Não, porque 72% do chineses apoiam seu governo. A classe média urbana, sobretudo os jovens, estão muito ocupados enriquecendo-se. Os verdadeiros problemas do campesinato e operários — ou seja, os verdadeiros problemas sociais da China — encontram se muito longe. O governo resguarda-se demais, porque a censura antagoniza muita gente que não está realmente contra o regime. Na China, a democracia não é, hoje, um problema para a maioria das pessoas, diferente do que ocorria na Tunísia e no Egito.
Esse novo tipo de comunicação, globalizada, atomizada e que se nutre se da colaboração de milhões de usuários, pode chegar a transformar nossa maneira de entender a comunicação interpessoal? Ou é apenas uma ferramenta potente a mais, à nossa disposição?

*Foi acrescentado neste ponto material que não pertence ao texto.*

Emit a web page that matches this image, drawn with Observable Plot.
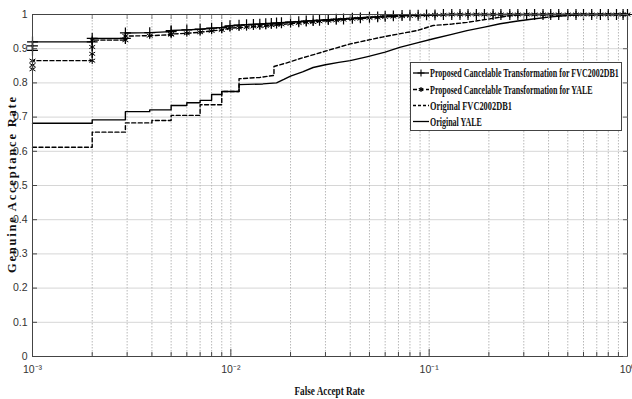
<!DOCTYPE html>
<html><head><meta charset="utf-8">
<script src="https://cdn.jsdelivr.net/npm/d3@7"></script>
<script src="https://cdn.jsdelivr.net/npm/@observablehq/plot@0.6"></script>
<style>body{margin:0;background:#fff;}</style>
</head><body><div id="chart"></div>
<script>
const seriesNames = [
  "Proposed Cancelable Transformation for FVC2002DB1",
  "Proposed Cancelable Transformation for YALE",
  "Original FVC2002DB1",
  "Original YALE"
];
const xMajorTicks = [0.001, 0.01, 0.1, 1];
const xMajorLabels = ["10\u207B\u00B3", "10\u207B\u00B2", "10\u207B\u00B9", "10\u2070"];
const xGridTicks = [0.001,0.002,0.003,0.004,0.005,0.006,0.007,0.008,0.009,
  0.01,0.02,0.03,0.04,0.05,0.06,0.07,0.08,0.09,
  0.1,0.2,0.3,0.4,0.5,0.6,0.7,0.8,0.9,1];
const yTicks = [0,0.1,0.2,0.3,0.4,0.5,0.6,0.7,0.8,0.9,1];
const yTickLabels = ["0","0.1","0.2","0.3","0.4","0.5","0.6","0.7","0.8","0.9","1"];

// [False Accept Rate, Genuine Acceptance Rate]
const proposedFvc = [[0.001,0.895],[0.001,0.908],[0.001,0.92],[0.002,0.92],[0.002,0.93],[0.00294,0.93],[0.00294,0.946],[0.0039,0.947],[0.005,0.95],[0.005,0.953],[0.006,0.955],[0.007,0.957],[0.008,0.96],[0.009,0.962],[0.0099,0.967],[0.011,0.969],[0.012,0.97],[0.013,0.971],[0.014,0.972],[0.015,0.973],[0.016,0.974],[0.017,0.975],[0.018,0.976],[0.02,0.978],[0.022,0.979],[0.024,0.981],[0.026,0.982],[0.028,0.983],[0.031,0.985],[0.034,0.986],[0.037,0.987],[0.041,0.989],[0.045,0.99],[0.05,0.992],[0.055,0.993],[0.06,0.995],[0.066,0.996],[0.073,0.997],[0.08,0.998],[0.088,0.998],[0.097,0.999],[0.107,0.999],[0.118,1],[0.13,1]];
const proposedYale = [[0.001,0.84],[0.001,0.852],[0.001,0.865],[0.002,0.865],[0.002,0.885],[0.002,0.905],[0.002,0.925],[0.00294,0.925],[0.00294,0.937],[0.0039,0.938],[0.005,0.941],[0.005,0.943],[0.006,0.945],[0.007,0.948],[0.008,0.952],[0.009,0.955],[0.0099,0.96],[0.011,0.962],[0.012,0.963],[0.013,0.965],[0.014,0.966],[0.015,0.967],[0.016,0.969],[0.017,0.97],[0.018,0.971],[0.02,0.973],[0.022,0.975],[0.024,0.977],[0.026,0.978],[0.028,0.98],[0.031,0.982],[0.034,0.983],[0.037,0.985],[0.041,0.987],[0.045,0.988],[0.05,0.99],[0.055,0.991],[0.06,0.993],[0.066,0.994],[0.073,0.995],[0.08,0.996],[0.088,0.997],[0.097,0.998],[0.107,0.999],[0.118,0.999],[0.13,1]];
const topFar = [0.143,0.157,0.173,0.19,0.21,0.23,0.255,0.28,0.31,0.34,0.375,0.41,0.45,0.5,0.55,0.6,0.66,0.73,0.8,0.88,0.95,1];
const originalFvc = [[0.001,0.612],[0.002,0.612],[0.002,0.656],[0.00294,0.656],[0.00294,0.683],[0.004,0.683],[0.004,0.69],[0.005,0.69],[0.005,0.705],[0.007,0.705],[0.007,0.736],[0.009,0.736],[0.009,0.775],[0.011,0.775],[0.011,0.812],[0.014,0.816],[0.0165,0.822],[0.0165,0.848],[0.019,0.858],[0.022,0.87],[0.027,0.885],[0.033,0.9],[0.04,0.914],[0.048,0.924],[0.058,0.934],[0.07,0.943],[0.087,0.953],[0.105,0.968],[0.13,0.972],[0.155,0.977],[0.2,0.987],[0.24,0.994],[0.28,0.999],[0.3,1],[1,1]];
const originalYale = [[0.001,0.682],[0.002,0.682],[0.002,0.692],[0.00294,0.692],[0.00294,0.716],[0.0039,0.716],[0.0039,0.721],[0.005,0.721],[0.005,0.734],[0.006,0.734],[0.006,0.742],[0.007,0.742],[0.007,0.749],[0.008,0.749],[0.008,0.766],[0.009,0.766],[0.009,0.775],[0.011,0.775],[0.011,0.795],[0.0145,0.797],[0.017,0.8],[0.0185,0.81],[0.02,0.82],[0.023,0.832],[0.026,0.845],[0.03,0.853],[0.035,0.86],[0.04,0.865],[0.049,0.877],[0.06,0.89],[0.071,0.904],[0.087,0.917],[0.105,0.929],[0.13,0.942],[0.155,0.953],[0.19,0.963],[0.228,0.973],[0.28,0.981],[0.334,0.987],[0.41,0.993],[0.5,0.997],[0.58,1],[1,1]];

const pFvc = proposedFvc.concat(topFar.map(f => [f, 1]));
const pYale = proposedYale.concat(topFar.map(f => [f, 1]));
const X = d => d[0], Y = d => d[1];
const minorTicks = xGridTicks.filter(v => !xMajorTicks.includes(v));

const plot = Plot.plot({
  width: 632, height: 399,
  marginTop: 14, marginBottom: 43, marginLeft: 32, marginRight: 5,
  x: {type: "log", domain: [0.001, 1]},
  y: {domain: [0, 1]},
  style: {fontFamily: "'Liberation Sans Narrow','Liberation Sans',sans-serif", fontSize: "10.5px", color: "#333", background: "#fff", overflow: "visible"},
  marks: [
    Plot.ruleY(yTicks.slice(1, -1), {stroke: "#d6d6d6", strokeWidth: 1}),
    Plot.ruleX(xGridTicks.slice(1, -1), {stroke: "#b8b8b8", strokeDasharray: "1.5,1.5", strokeWidth: 1}),
    Plot.line(originalYale, {x: X, y: Y, stroke: "#000", strokeWidth: 1.4}),
    Plot.line(originalFvc, {x: X, y: Y, stroke: "#000", strokeWidth: 1.4, strokeDasharray: "4,2.5"}),
    Plot.line(pYale, {x: X, y: Y, stroke: "#000", strokeWidth: 1.4, strokeDasharray: "4,2.5"}),
    Plot.line(pFvc, {x: X, y: Y, stroke: "#000", strokeWidth: 1.4}),
    Plot.dot(pYale, {x: X, y: Y, symbol: "asterisk", r: 3.2, stroke: "#000", strokeWidth: 1}),
    Plot.dot(pFvc, {x: X, y: Y, symbol: "plus", r: 3.6, stroke: "#000", strokeWidth: 1.2}),
    Plot.frame({stroke: "#444"}),
    Plot.axisX(xMajorTicks, {anchor: "bottom", tickSize: 0, tickPadding: 9, tickFormat: d => xMajorLabels[xMajorTicks.indexOf(d)], label: null}),
    Plot.axisX(minorTicks, {anchor: "bottom", tickSize: -4, fill: "none", stroke: "#444", label: null}),
    Plot.axisX(xMajorTicks, {anchor: "bottom", tickSize: -7, fill: "none", stroke: "#444", label: null}),
    Plot.axisX(minorTicks, {anchor: "top", tickSize: -4, fill: "none", stroke: "#888", label: null}),
    Plot.axisY(yTicks, {anchor: "left", tickSize: 0, tickPadding: 5, tickFormat: d => yTickLabels[yTicks.indexOf(d)], label: null}),
    Plot.axisY(yTicks, {anchor: "left", tickSize: -5, fill: "none", stroke: "#444", label: null}),
    Plot.axisY(yTicks, {anchor: "right", tickSize: -5, fill: "none", stroke: "#666", label: null})
  ]
});
document.getElementById("chart").appendChild(plot);

const svg = d3.select(plot);
const serif = "'Liberation Serif','Times New Roman',serif";

// fit a text horizontally to a given width (squeezes the glyphs like the reference)
function fitText(sel, x, y, width, anchor) {
  const w = sel.node().getComputedTextLength() || width;
  const sx = width / w;
  const x0 = anchor === "middle" ? x - width / 2 : x;
  sel.attr("text-anchor", "start").attr("transform", `translate(${x0},${y}) scale(${sx},1)`);
}

const xt = svg.append("text")
  .attr("font-family", serif).attr("font-weight", "bold").attr("font-size", 12.5)
  .attr("fill", "#111").text("False Accept Rate");
fitText(xt, 329.5, 395, 70, "middle");

svg.append("text")
  .attr("transform", "translate(16,185) rotate(-90)")
  .attr("text-anchor", "middle")
  .attr("font-family", serif).attr("font-weight", "bold").attr("font-size", 12.5)
  .attr("textLength", 176).attr("lengthAdjust", "spacing")
  .attr("fill", "#111")
  .text("Genuine Acceptance Rate");

// legend
const lg = svg.append("g");
lg.append("rect").attr("x", 410.5).attr("y", 62.5).attr("width", 211).attr("height", 68)
  .attr("fill", "#fff").attr("stroke", "#444").attr("stroke-width", 1);
const rowY = [73, 89.5, 105.5, 121.5];
const rowLen = [189, 163, 82, 52];
const rowDash = [null, "4,2.5", "3,2", null];
const rowSym = [d3.symbolPlus, d3.symbolAsterisk, null, null];
seriesNames.forEach((name, i) => {
  const y = rowY[i];
  const l = lg.append("line").attr("x1", 413).attr("x2", 429).attr("y1", y).attr("y2", y)
    .attr("stroke", "#000").attr("stroke-width", 1.3);
  if (rowDash[i]) l.attr("stroke-dasharray", rowDash[i]);
  if (rowSym[i]) lg.append("path").attr("d", d3.symbol(rowSym[i], 18)())
    .attr("transform", `translate(421,${y})`).attr("fill", "none").attr("stroke", "#000").attr("stroke-width", 1.1);
  const t = lg.append("text")
    .attr("font-family", serif).attr("font-weight", "bold").attr("font-size", 11.5)
    .attr("fill", "#111").text(name);
  fitText(t, 430, y + 4, rowLen[i], "start");
});
</script>
</body></html>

Já tranformou. Ninguém que esta inserido diariamente nas rede sociais (este é o caso de 700 dos 1,2 milhões de usuários) segue sendo a mesma pessoa. Mas não é um mundo exotérico: há uma inter-relação online/off-line.
Como esta comunicação mudou, e muda a cada dia, é uma questão que se deve responder por meio de investigação acadêmica, não através de especialistas em fofocas. E por isso empreendemos o Projeto Internet Catalunha na UOC.
Podemos dizer que os ciber-ataques serão a guerra do futuro?
Na realidade, esta guerra já faz parte do presente. Os Estados Unidos consideram prioritária a ciberguerra. Destinaram a este tama um orçamento dez vezes maior que todos os demais países juntos. Na Espanha, as Forças Armadas também estão se equipando rapidamente na mesma direção. A internet é o espaço do poder e da felicidade, da paz e da guerra.
É o espaço social do nosso mundo, um lugar hibrido, construído na interface entre a experiência direta e a mediada pela comunicação, e sobretudo, pela comunicação na internet.